An analysis of the impact on Māori property rights in fisheries of Marine Protected Areas and recreational fishing outside the Quota Management System
This study was commissioned by Te Ohu Kaimoana to provide an independent analysis of Ecosystem-Based Management (EBM) and Marine Protected Area (MPA) application in Aotearoa – New Zealand.
As the expansion of MPAs in Aotearoa follows from international efforts to establish or expand MPAs and apply the concept of EBM more generally, this project begins by carrying out a critical overview of the adoption of these approaches worldwide. This international context is then used to examine the New Zealand experience and implications for Māori fisheries rights specifically.

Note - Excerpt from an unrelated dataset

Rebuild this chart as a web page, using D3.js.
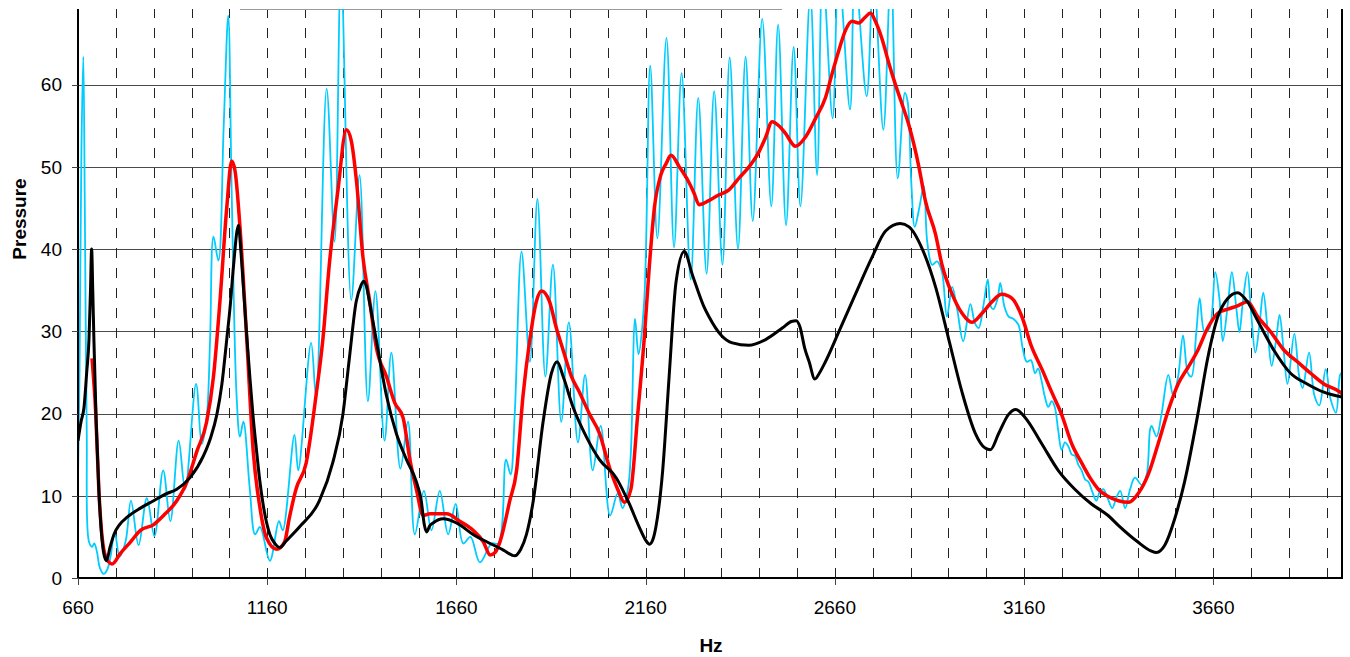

Are MPAs actually a successful tool for protecting ecosystems from risks? If they are indeed a successful way of safeguarding our ecosystems, we would need to incorporate this into our policy advice and discussions with iwi. If not, we need to ask: Why are MPAs still proposed as the primary response to ecosystem protection when the adverse impact on Māori rights, local communities and even the long-term effectiveness of alternative responses appears to outweigh the benefits?
The idea of ‘protected areas’ in the marine environment stems from the Convention on Biological Diversity. In Aotearoa, we are grappling with marine protected areas as a management tool: What are they and what problems are they intended to address?
We believe this report makes a major contribution to the discussions necessary to ensure marine policy supports our ongoing relationship with Tangaroa and ensures the Deed of Settlement and Te Tiriti o Waitangi endures.
To read the study, please click below.
Background on the creation of the study
Prof. Gary Libecap is renowned for his work in environmental economics. So, we asked him to undertake some study, to find out what the international literature says on the effectiveness of Marine Protected Areas.
We’re interested in the kōrero about Marine Protected Areas for two reasons. Firstly because they have the potential to impact Māori fishing rights in a monumental way – and the Kermadec Ocean Sanctuary is a perfect example of this. And secondly because we wanted to know if Marine Protected Areas actually are a successful measure for ecosystem protection.
If they are a necessary and successful measure to safeguard our ecosystem, then we’d need to incorporate this into our policy advice and discussions with iwi. If not, then it begs the question:
Why are Marine Protected Areas still proposed as the primary response to ecosystem protection when the adverse impact – in this instance to Māori rights, local communities and even the long-term effectiveness of alternative responses – outweighs the benefit?
This is precisely the question Prof Gary Libecap asked.